GENTECH archive 8.96-97


Survey Shows Americans Want Labels On Genetically Altered Foods


BOSTON, Massachusetts, Feb. 25'97 (ENS) - Most Americans want foods that
are genetically altered to be clearly identified with labels. Ninety-three
percent of Americans who responded to a recent survey by the world's
largest agribusiness company agree that bioengineered food should be
labeled as such, including 73% who strongly agree with this position.

Bioengineering is viewed by many people surveyed as a desirable alternative
to increased use of chemical pesticides, but more than half (54%) prefer
organic farming to either of the other choices.

Dr. Wolfgang Samo, head of agribusiness at the Swiss-based firm Novartis,
commissioned the study. He offered some of the "key top-line results" of
this survey Monday at the first International Conference on Regulation of
Crop Protection and its Implication for the Food Supply, sponsored by Tufts
University and the Foundation for Nutritional Advancement. The full report
will be released at a later date.

* One-third (32%) of the respondents say they are familiar with the
bioengineering of food; one third (35%) say they know little about it and
another third (33%) claim to know nothing at all about the subject.

* Regardless of levels of awareness, one quarter (25%) say they have a
positive feeling about bioengineering of food while 17% have negative
feelings on the subject. 58% are either neutral (37%) or unsure (21%).

* A majority (61%) believe that the use of bioengineering in agriculture is
very common (14%) or somewhat common (47%).

* Seven in ten (71%) feel that bioengineered food is very safe (21%) or
somewhat safe (50%) while just 15% think such food is unsafe. In contrast,
a majority (54%) feel that food produced with the use of chemical
pesticides is unsafe.

* Only one quarter (25%) would be less likely to buy a food product
because it is bioengineered while 13% would be more likely to buy such a
product and 56% say it would make no difference.

* Nearly all (93%) agree that bioengineered food should be labeled as
such, including 73% who strongly agree with this position.

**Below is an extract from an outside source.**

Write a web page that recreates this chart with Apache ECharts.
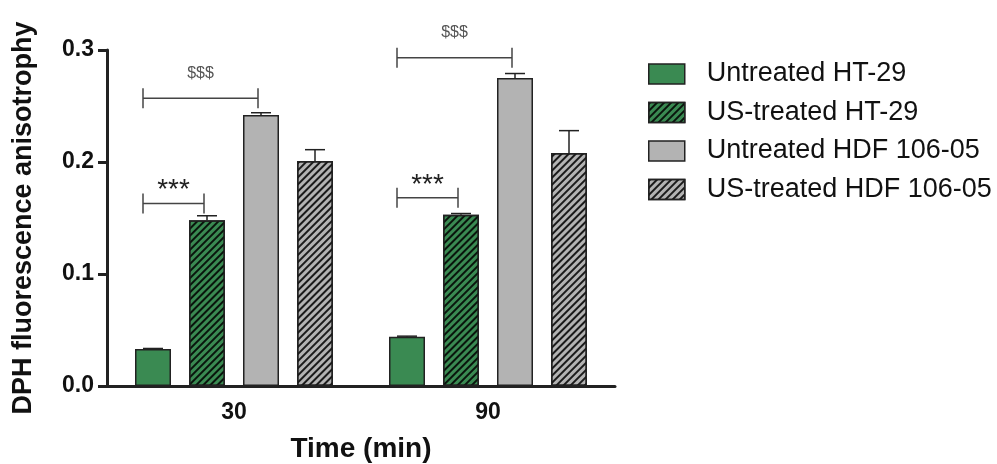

* Given the choice of greater reliance on bioengineering, pesticides or
organic farming to produce an adequate food supply in the future, a
majority (54%) prefer organic farming, compared with 25% who would prefer
more bioengineering and 10% who think we should rely more on the use of

* Assuming equal levels of effectiveness, Americans prefer the use of
bioengineering over the use of pesticides to increase crop production and
protection by a margin of seven to one (73% to 11%).

* While 69% think pesticides are overused in agriculture, only
2% feel that way about bioengineering.

* Just one in four (25%) knows that the government regulates
bioengineering in agriculture, and among those a majority (62%) think that
the amount of federal regulation is about right (34%) or too much (28%).

* Asked to choose among various groups that might regulate the
bioengineering of food, 30% prefer consumer groups for this role, followed
by 19% who prefer "university scientists". About equal numbers prefer
regulation by the "agricultural industry" (16%), company scientists (15%)
and the federal government (15%).

In general, to me as a European, these results were far more favorable to
bioengineering than I had anticipated even in the United States," Dr. Samo
commented. "It is axiomatic in the field of public opinion that ignorance
breeds skepticism and negativity. This survey shows familiarity with
bioengineering to be higher than might be expected and, even among those
unfamiliar with it, a high degree of open-mindedness."

Dr. Samo did not identify the company that conducted the questioning, the
number of people sampled or the date the survey was done.

Based in Basel, Switzerland, Novartis is the world's largest agribusiness,
chemical and pharmaceutical firm. It was formed in December 1996 through
the merger of Ciba-Geigy and Sandoz.